2013-04-30T18:03:00Z 2013-05-01T00:00:34Z Advocacy group hosts training seminars on planned BP air monitorsLauri Harvey Keagle, (219) 852-4311

HAMMOND | A local environmental justice group and a California-based organization gathered Tuesday to teach residents living near BP's Whiting Refinery how to read air quality monitors to be installed there next year.

Denny Larson, executive director of Global Community Monitor in El Cerrito, Calif., led the seminar at the Hammond Public Library. The event was sponsored by the Hammond-based Calumet Project.

The Calumet Project was instrumental in reaching an agreement with BP last fall to expand air quality monitoring beyond federal regulations.

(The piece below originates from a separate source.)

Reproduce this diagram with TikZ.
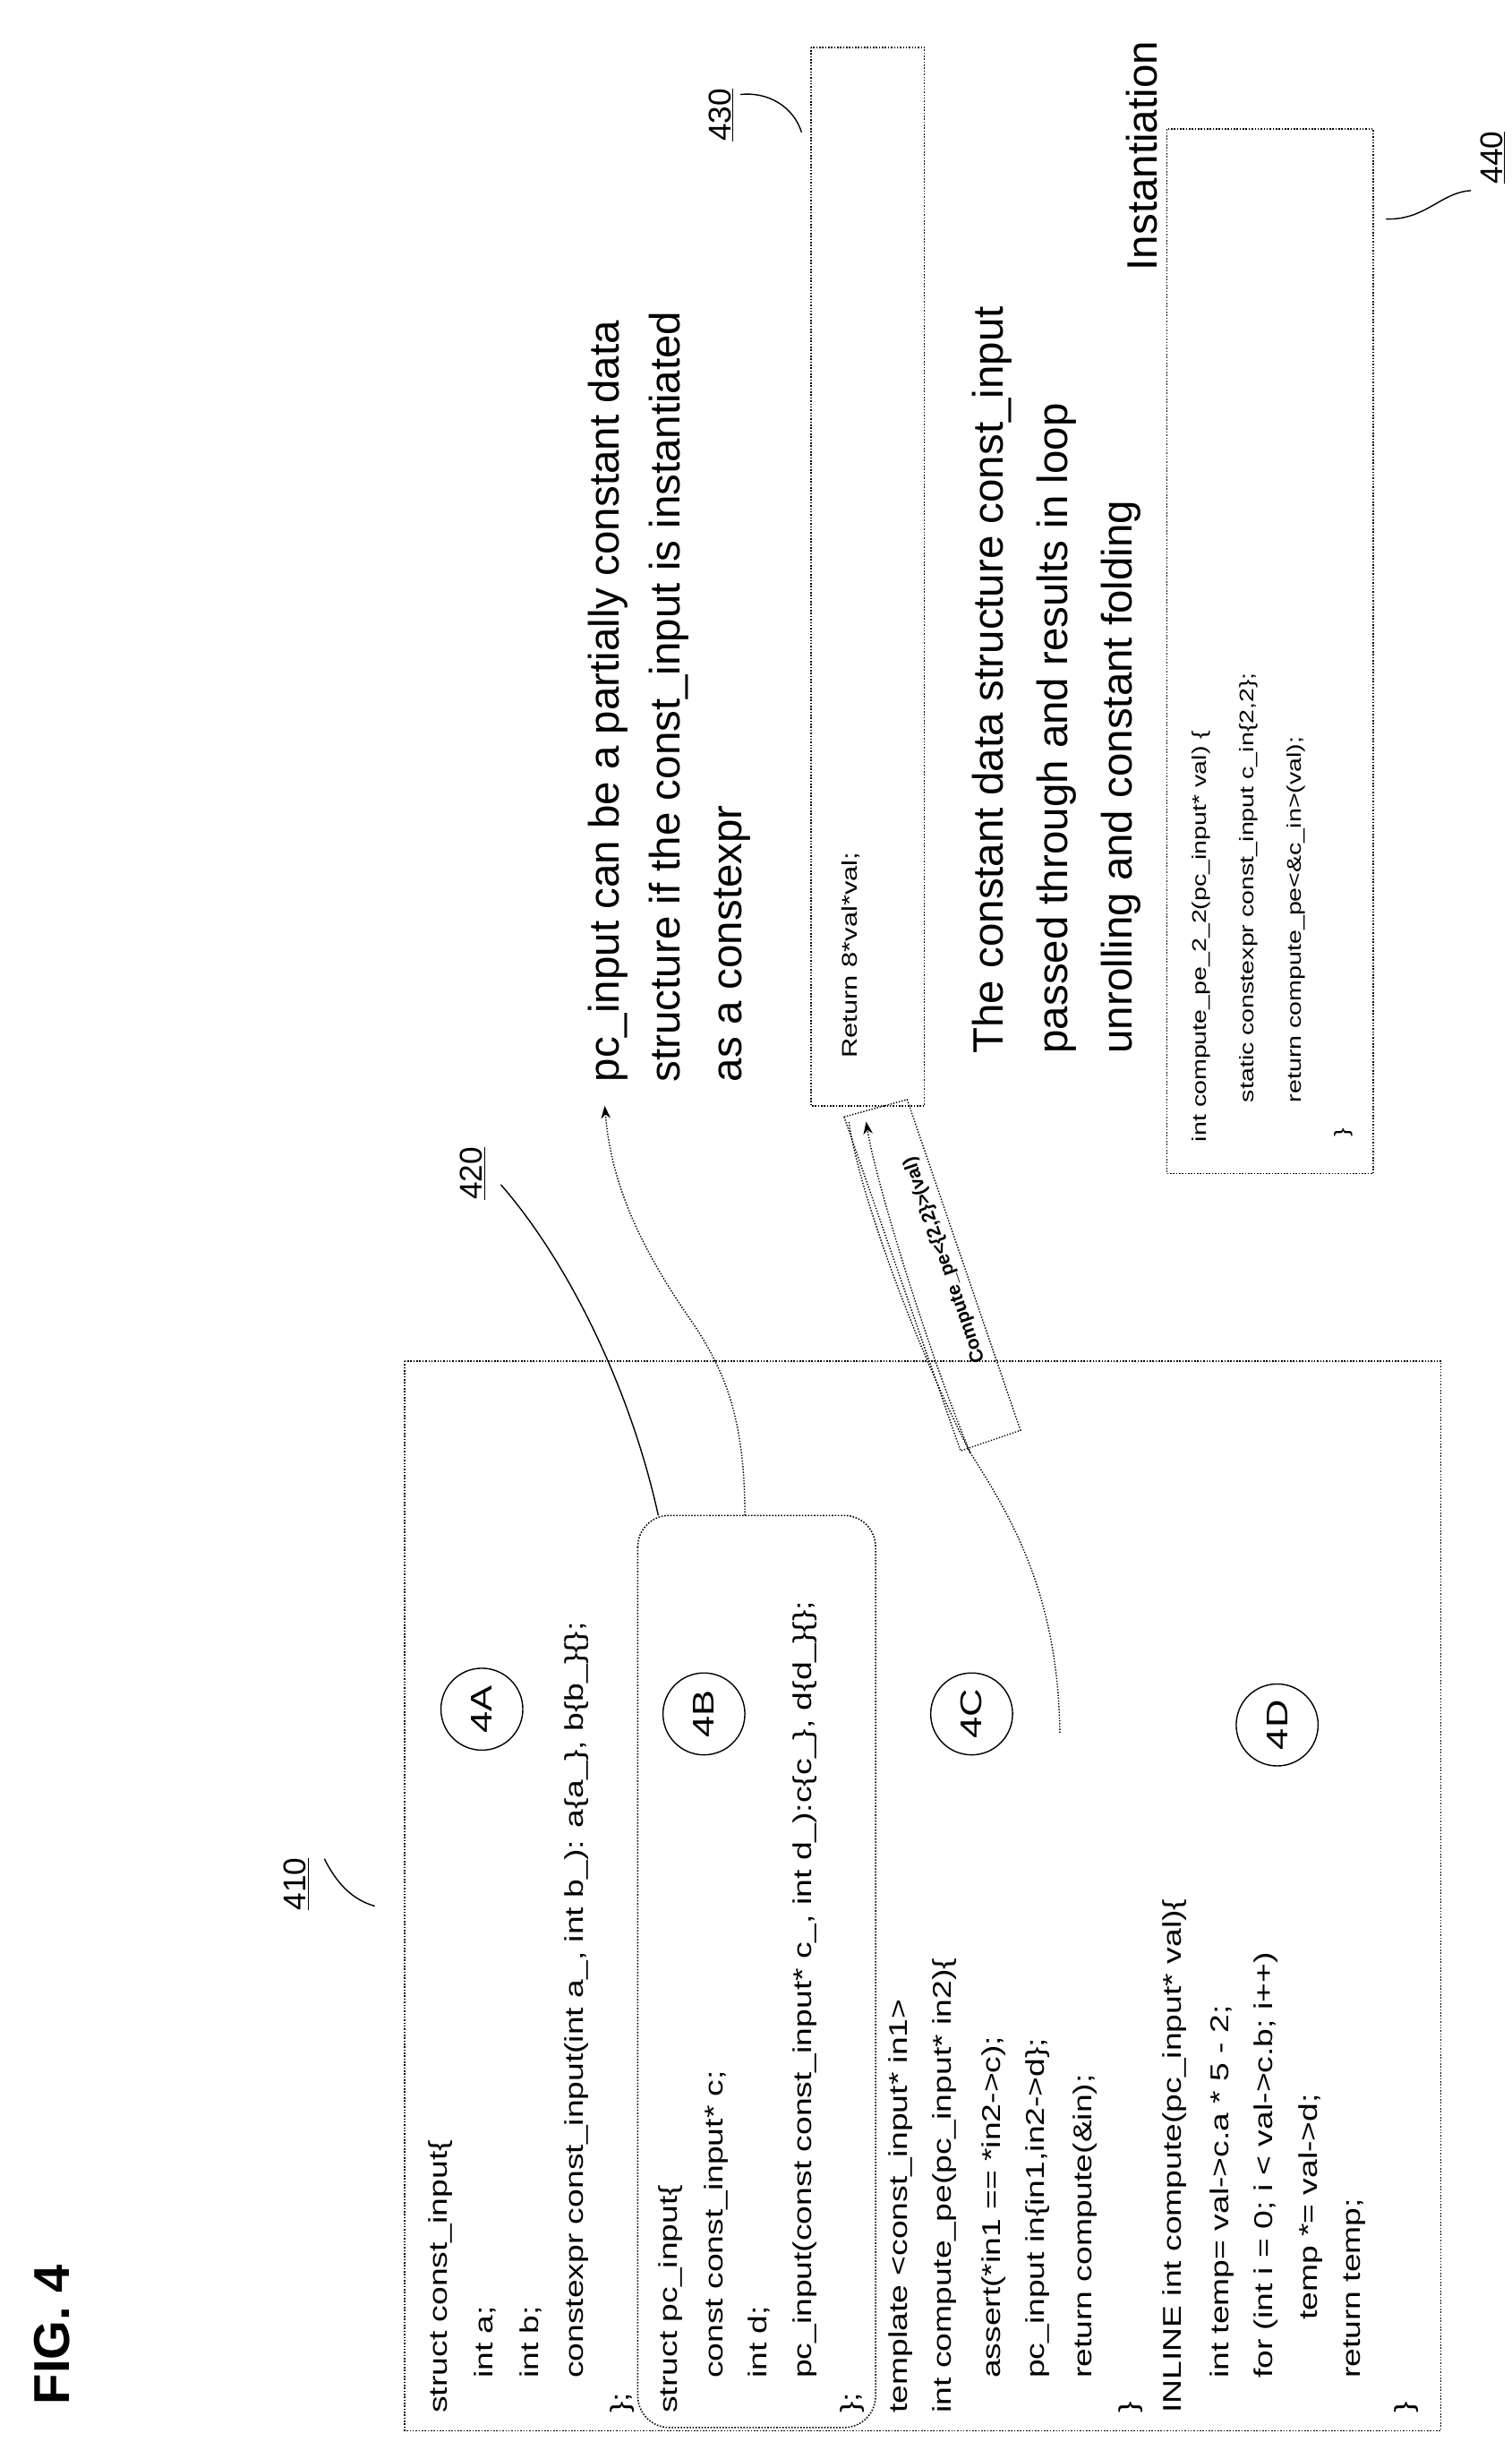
\documentclass[tikz,border=0pt]{standalone}
\usepackage{fontspec}
\setmainfont{Liberation Sans}
\newfontfamily\codefont[FakeStretch=1.3]{Liberation Sans}
\usetikzlibrary{arrows.meta}
\begin{document}
\begin{tikzpicture}[x=1pt,y=-1pt,
  box/.style={draw,densely dotted,line width=0.9pt},
  code/.style={rotate=90,anchor=west,inner sep=0pt,font=\codefont\fontsize{16.3}{18}\selectfont},
  code2/.style={rotate=90,anchor=west,inner sep=0pt,font=\codefont\fontsize{12.5}{14}\selectfont},
  note/.style={rotate=90,anchor=west,inner sep=0pt,font=\fontsize{27}{29}\selectfont},
  lab/.style={rotate=90,inner sep=0pt,font=\fontsize{20}{22}\selectfont},
  circ/.style={draw,circle,line width=0.8pt,minimum size=52pt,inner sep=0pt,rotate=90,font=\codefont\fontsize{19}{21}\selectfont},
  lead/.style={line width=0.8pt},
  dline/.style={densely dotted,line width=0.8pt}]
\useasboundingbox (0,0) rectangle (960,1561);
\node[rotate=90,font=\bfseries\fontsize{32}{34}\selectfont] (fig) at (33,1482) {FIG. 4};
% box 410
\draw[box] (257,864) rectangle (915,1543);
\node[lab] (l410) at (188,1196) {\underline{410}};
\draw[lead] (206,1180) .. controls (214,1196) and (224,1206) .. (238,1210);
% code lines
\node[code] (c1) at (280,1532) {struct const\_input\{};
\node[code] (c2) at (308,1510) {int a;};
\node[code] (c3) at (337,1510) {int b;};
\node[code] (c4) at (366,1510) {constexpr const\_input(int a\_, int b\_): a\{a\_\}, b\{b\_\}\{\};};
\node[code] (c5) at (395,1532) {\};};
\node[code] (c6) at (426,1532) {struct pc\_input\{};
\node[code] (c7) at (455,1510) {const const\_input* c;};
\node[code] (c8) at (482,1510) {int d;};
\node[code] (c9) at (511,1510) {pc\_input(const const\_input* c\_, int d\_):c\{c\_\}, d\{d\_\}\{\};};
\node[code] (c10) at (541,1532) {\};};
\node[code] (c11) at (572,1532) {template <const\_input* in1>};
\node[code] (c12) at (600,1532) {int compute\_pe(pc\_input* in2)\{};
\node[code] (c13) at (631,1510) {assert(*in1 == *in2->c);};
\node[code] (c14) at (659,1510) {pc\_input in\{in1,in2->d\};};
\node[code] (c15) at (689,1510) {return compute(\&in);};
\node[code] (c16) at (718,1532) {\}};
\node[code] (c17) at (746,1532) {INLINE int compute(pc\_input* val)\{};
\node[code] (c18) at (776,1510) {int temp= val->c.a * 5 - 2;};
\node[code] (c19) at (804,1510) {for (int i = 0; i < val->c.b; i++)};
\node[code] (c20) at (832,1473) {temp *= val->d;};
\node[code] (c21) at (860,1510) {return temp;};
\node[code] (c22) at (893,1532) {\}};
% circles
\node[circ] (c4A) at (306,1085) {4A};
\node[circ] (c4B) at (447,1088) {4B};
\node[circ] (c4C) at (617,1088) {4C};
\node[circ] (c4D) at (811,1095) {4D};
% 4B rounded box
\draw[box,rounded corners=20pt] (405,962) rectangle (556,1541);
\coordinate (bt1) at (418,962);
\coordinate (bt2) at (473,962);
% 420
\node[lab] (l420) at (300,745) {\underline{420}};
\draw[lead] (318,752) .. controls (360,800) and (400,880) .. (bt1);
% annotation 1
\node[note] (n1) at (386,687) {pc\_input can be a partially constant data};
\node[note] (n1b) at (425,687) {structure if the const\_input is instantiated};
\node[note] (n1c) at (465,687) {as a constexpr};
\draw[dline,-{Stealth[length=8pt,width=6pt]}] (bt2) .. controls (473,900) and (460,870) .. (440,840) .. controls (405,790) and (388,750) .. (384,702);
% box 430
\draw[box] (515,30) rectangle (587,702);
\node[code2,font=\codefont\fontsize{13.5}{15}\selectfont] (r430) at (540,672) {Return 8*val*val;};
\node[lab] (l430) at (458,73) {\underline{430}};
\draw[lead] (470,60) .. controls (488,58) and (504,68) .. (509,84);
% tag
\draw[dline] (536,709) -- (576,698) -- (648,908) -- (610,921) -- cycle;
\node[rotate=109,inner sep=0pt,font=\bfseries\fontsize{12}{14}\selectfont] (tag) at (600,800) {Compute\_pe<\{2,2\}>(val)};
\coordinate (cs) at (673,1100);
\coordinate (cj) at (616,922);
\draw[dline,-{Stealth[length=8pt,width=6pt]}] (cs) .. controls (672,1010) and (640,960) .. (cj) .. controls (590,860) and (556,750) .. (550,712);
\draw[dline] (cj) .. controls (584,860) and (546,760) .. (539,712);
% annotation 2
\node[note] (n2) at (630,669) {The constant data structure const\_input};
\node[note] (n2b) at (671,669) {passed through and results in loop};
\node[note] (n2c) at (712,669) {unrolling and constant folding};
\node[note] (inst) at (725,172) {Instantiation};
% box 440
\draw[box] (741,82) rectangle (872,745);
\node[code2] (d1) at (763,725) {int compute\_pe\_2\_2(pc\_input* val) \{};
\node[code2] (d2) at (793,700) {static constexpr const\_input c\_in\{2,2\};};
\node[code2] (d3) at (823,700) {return compute\_pe<\&c\_in>(val);};
\node[code2] (d4) at (853,722) {\}};
\node[lab] (l440) at (948,100) {\underline{440}};
\draw[lead] (934,121) .. controls (915,122) and (905,140) .. (880,139);
\end{tikzpicture}
\end{document}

BP plans next year to install and operate an ultraviolet light system on the west side of the company's property at Schrage Avenue and on the southeast corner of the property near East Chicago's Marktown neighborhood.

"You've got the neighbors right there," Larson said of the fence line monitors.

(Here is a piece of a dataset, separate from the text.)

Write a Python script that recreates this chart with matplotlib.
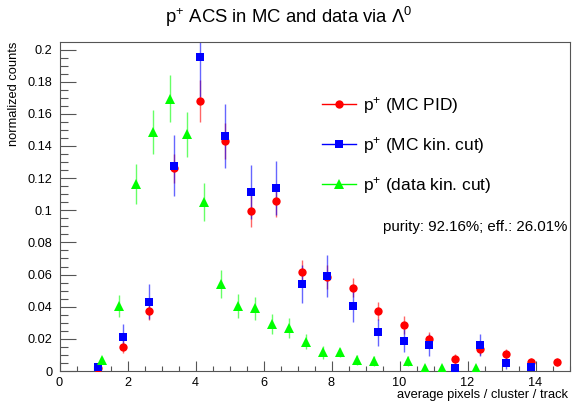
import numpy as np
import matplotlib
matplotlib.use("Agg")
import matplotlib.pyplot as plt
from matplotlib.lines import Line2D
from matplotlib.ticker import MultipleLocator, FuncFormatter

# --- Data ---
# MC histograms: 20 bins of width 0.75 on [0, 15], bin 0 empty
mc_x = [1.125, 1.875, 2.625, 3.375, 4.125, 4.875, 5.625, 6.375, 7.125, 7.875,
        8.625, 9.375, 10.125, 10.875, 11.625, 12.375, 13.125, 13.875, 14.625]
mc_pid = [0.002, 0.0151, 0.0374, 0.1262, 0.168, 0.1432, 0.0996, 0.106, 0.0615, 0.0587,
          0.0519, 0.0374, 0.0286, 0.0199, 0.0073, 0.0139, 0.0106, 0.0058, 0.0056]
mc_pid_err = [0.001, 0.004, 0.0056, 0.009, 0.013, 0.011, 0.010, 0.010, 0.0076, 0.0075,
              0.006, 0.0058, 0.0056, 0.0045, 0.003, 0.004, 0.003, 0.0025, 0.0025]
mc_kin = [0.0027, 0.0214, 0.0431, 0.1276, 0.1953, 0.1463, 0.1113, 0.1139, 0.054, 0.0592,
          0.0405, 0.0241, 0.0189, 0.0162, 0.0021, 0.0162, 0.0052, 0.0023, np.nan]
mc_kin_err = [0.002, 0.008, 0.011, 0.019, 0.025, 0.020, 0.017, 0.017, 0.012, 0.013,
              0.010, 0.0083, 0.007, 0.0066, 0.002, 0.007, 0.004, 0.002, np.nan]

# data histogram: bins of width 0.5
data_x = [1.25, 1.75, 2.25, 2.75, 3.25, 3.75, 4.25, 4.75, 5.25, 5.75, 6.25, 6.75,
          7.25, 7.75, 8.25, 8.75, 9.25, 9.75, 10.25, 10.75, 11.25, 11.75, 12.25]
data_kin = [0.0068, 0.0405, 0.1163, 0.1486, 0.1694, 0.1474, 0.105, 0.054, 0.0405, 0.039,
            0.0291, 0.027, 0.0182, 0.0116, 0.0116, 0.0068, 0.0064, np.nan, 0.0064, 0.0017,
            0.0017, np.nan, 0.0017]
data_kin_err = [0.002, 0.007, 0.0124, 0.0136, 0.0147, 0.014, 0.0118, 0.0086, 0.0073, 0.0072,
                0.0062, 0.0062, 0.0048, 0.004, 0.003, 0.003, 0.003, np.nan, 0.003, 0.0015,
                0.0015, np.nan, 0.0015]

labels = [r"p$^{+}$ (MC PID)", r"p$^{+}$ (MC kin. cut)", r"p$^{+}$ (data kin. cut)"]
purity_text = "purity: 92.16%; eff.: 26.01%"

plt.rcParams["font.family"] = ["Liberation Sans", "DejaVu Sans"]
plt.rcParams["mathtext.fontset"] = "custom"
plt.rcParams["mathtext.rm"] = "Liberation Sans"
plt.rcParams["mathtext.it"] = "Liberation Sans"
plt.rcParams["mathtext.bf"] = "Liberation Sans:bold"

W, H = 572, 401
fig = plt.figure(figsize=(W / 100, H / 100), dpi=100)
ax = fig.add_axes([59.5 / W, 1 - 371 / H, (569.5 - 59.5) / W, (371 - 42.3) / H])

styles = [
    (mc_x, mc_pid, mc_pid_err, "#ff0000", "o", 6.0),
    (mc_x, mc_kin, mc_kin_err, "#0000ff", "s", 5.6),
    (data_x, data_kin, data_kin_err, "#00ff00", "^", 6.5),
]
for xs, ys, es, col, mk, ms in styles:
    ax.errorbar(xs, ys, yerr=es, fmt="none", ecolor=col, elinewidth=1.0,
                alpha=0.6, capsize=0, zorder=2)
    ax.plot(xs, ys, linestyle="none", marker=mk, color=col, markersize=ms,
            markeredgewidth=0, zorder=3)

ax.set_xlim(0, 15)
ax.set_ylim(0, 0.2045)

ax.xaxis.set_major_locator(MultipleLocator(2))
ax.xaxis.set_minor_locator(MultipleLocator(0.5))
ax.yaxis.set_major_locator(MultipleLocator(0.02))
ax.yaxis.set_minor_locator(MultipleLocator(0.005))
ax.yaxis.set_major_formatter(FuncFormatter(lambda v, p: "%g" % round(v, 3)))

spine_col = "#555555"
for s in ax.spines.values():
    s.set_color(spine_col)
    s.set_linewidth(0.8)
ax.tick_params(axis="both", which="both", direction="in", color=spine_col,
               width=0.8, top=False, right=False, labelsize=9.2)
ax.tick_params(axis="y", which="major", length=11.2, pad=5)
ax.tick_params(axis="y", which="minor", length=5.4)
ax.tick_params(axis="x", which="major", length=7.1, pad=4)
ax.tick_params(axis="x", which="minor", length=3.5)

fig.text(288.5 / W, 1 - 17 / H, r"p$^{+}$ ACS in MC and data via $\Lambda^{0}$",
         ha="center", va="center", fontsize=13.3)
fig.text(14 / W, 1 - 42 / H, "normalized counts", rotation=90,
         ha="center", va="top", fontsize=9.3)
fig.text(568 / W, 1 - 395 / H, "average pixels / cluster / track",
         ha="right", va="center", fontsize=9.3)
fig.text(383 / W, 1 - 227 / H, purity_text, ha="left", va="center", fontsize=10.8)

handles = [Line2D([], [], color=c, marker=m, markersize=ms, markeredgewidth=0, lw=1.0)
           for _, _, _, c, m, ms in styles]
fig.legend(handles, labels, loc="upper left", bbox_to_anchor=(321.7 / W, 1 - 95 / H),
           frameon=False, fontsize=12.5, handlelength=1.95, handletextpad=0.45,
           labelspacing=1.1, borderpad=0, borderaxespad=0, numpoints=1)

fig.savefig("out.png", dpi=100)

The system will monitor air pollutants surrounding more than 1,000 feet of the company's fence line including benzene, toluene, xylene, ozone, carbon disulfide and sulfur dioxide. 

The system is expected to show the direction of prevailing winds and pollutant levels both upwind and downwind to show what, if anything, is dispersed as air passes through the refinery.

"In most cases, you will see what the air quality is before the wind hits BP refinery and what it is after it passes the refinery," Larson said.

The monitors will be used in conjunction with stationary monitors in the neighborhoods acquired through another settlement agreement with BP and the U.S. Environmental Protection Agency, the Natural Resources Defense Council and the Sierra Club.

"By combining both, you have a better chance of really catching any dangerous emissions," Larson said.

Global Community Monitor negotiated several other fence line monitors and corresponding websites at industries across the country that operate in a similar fashion.

"We hope that (BP's system) will be very similar," Larson said. "... We look at this agreement as a work in progress."

Tom Keilman, spokesman for BP, agreed.

"We've had good, open dialogue with the Calumet Project over this issue," Keilman said.

Keilman said BP is "in the developmental stages of putting the monitors in place."